16
Dec

D&L and FPD announce Farrier Clinic with Michael Wildenstein – Jan. 21, 2016

Join us Thursday, January 21 at D&L in Aubrey

1:30 pm – 5:30 pm

Michael Wildenstein CJF, FWCF, (Hons) will present “Hoof Evaluation and Shoe Modification.”

Refreshments and in-store specials for clinic attendees

printable infosteel aluminum horse shoes

About the clinician:

Retired Adjunct Associate Professor of Farrier
Medicine and Surgery in the Department of Clinical
Sciences Cornell University Hospital for Animals.
Michael Wildenstein is certified as a Journeyman Farrier
by the American Farriers Association and is a Fellow with
honors of Britain’s Worshipful Company of Farriers, and
inducted into the International Horseshoeing Hall of Fame
in 2006.
He learned to shoe from his grandfather while still in high
school, a time during which he also engaged in horse
logging.
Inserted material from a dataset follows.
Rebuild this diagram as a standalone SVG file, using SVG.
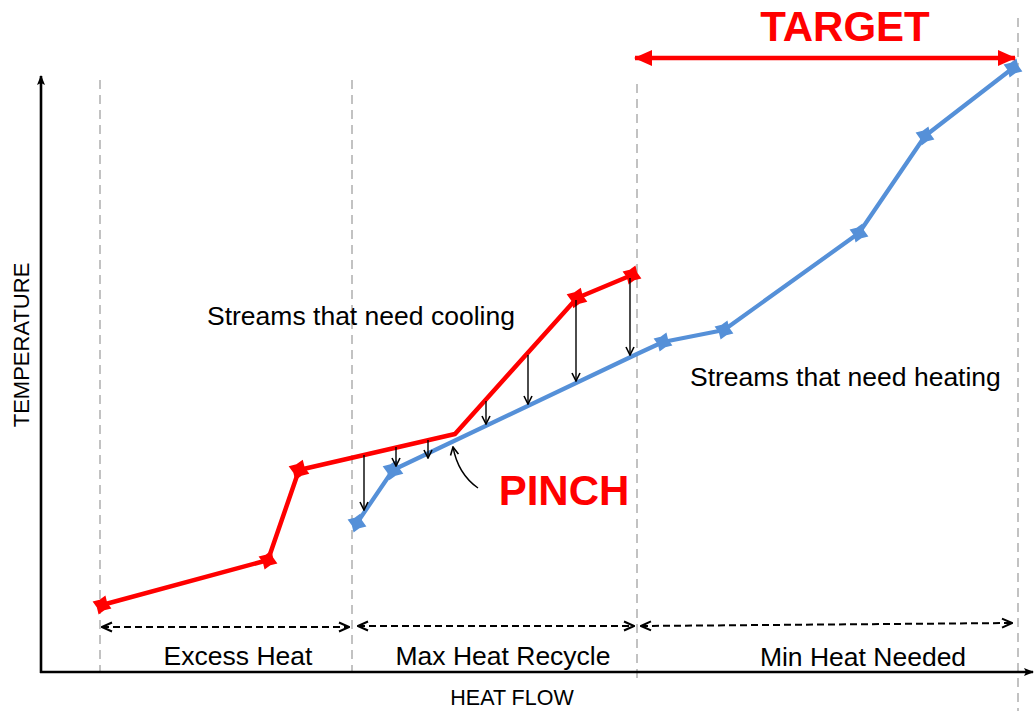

In college he studied forestry, biology and
education. After a stint at teaching he decided to turn his
hobby of shoeing horses into an occupation. He furthered
his knowledge by attending Rocky Irons Farrier School in
Turo, Nova Scotia, and the Farrier School at Cornell
University in Ithaca, New York, then worked as a farrier
for six years before moving to Denmark, where he took
more horseshoeing courses and started a shoeing
business.
From 1991-2010 Michael was the resident farrier at
Cornell, earning a position of adjunct associate professor;
teaching farrier students, veterinary students and
agriculture students, as well as working on lame horses
referred to the Cornell College of Veterinary Medicine.
Mike joined the FPD team of clinicians to help further the
company goal of contributing to the industry with a
multitude of educational programs.
He specializes in the shoeing of lameness cases and
heavy horses, and often lectures on these subjects
throughout the United States and Europe. His methods
are described in his videotape “Fundamentals of Draft
Horse Shoeing,” and the book “Draft Horses: an Owners
Manual,” co-authored with Beth Valentine, DVM, PhD.